If brothers are living together and one of them dies without a son, his widow must not marry outside the family. Her husband’s brother shall take her and marry her and fulfill the duty of a brother-in-law to her. The first son she bears shall carry on the name of the dead brother so that his name will not be blotted out from Israel (Deut. 25:5-6).
Who am I, but the brother who died without issue? Who am I, but the head who brought forth no spiritual fruit upon my own household, my own person?
Yet when I died, my brother took me up and brought forth fruit for me, in his name and yet also in mine.
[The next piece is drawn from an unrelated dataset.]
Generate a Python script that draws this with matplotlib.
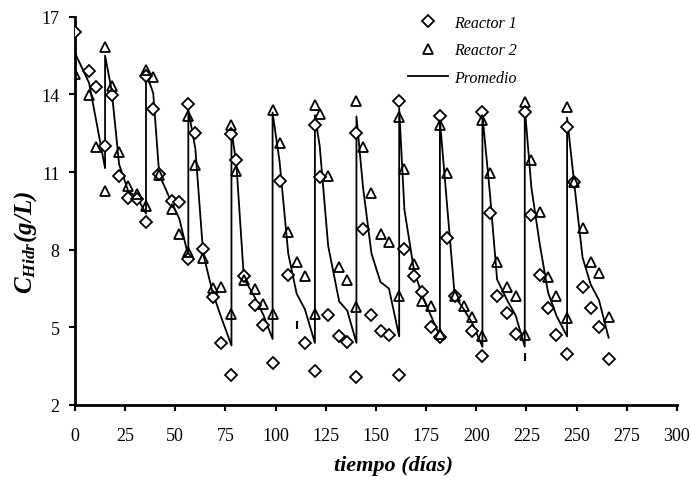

Christ Jesus, the bridegroom, took up up his bride and made her fruitful in his union with her. And by the grace of adoption, I have not been entirely forgotten, but in death I yet live, bearing fruit to God by the power of God.
Thomas writes on Deuteronomy 25:56
“…a man should marry the wife of his deceased brother when the latter died without issue, as prescribed in Dt. 25:5,6: and this in order that he who could not have successors according to carnal origin, might at least have them by a kind of adoption, and that thus the deceased might not be entirely forgotten.”
What is this law and practice but a type of Christ, a shadow of the love of God in our elder Brother, who never forgot us, who brings forth fruit in himself and then in us, and by adoption reckons that fruit unto us.
So, my brothers and sisters, you also died to the law through the body of Christ, that you might belong to another, to him who was raised from the dead, in order that we might bear fruit for God (Romans 7:4).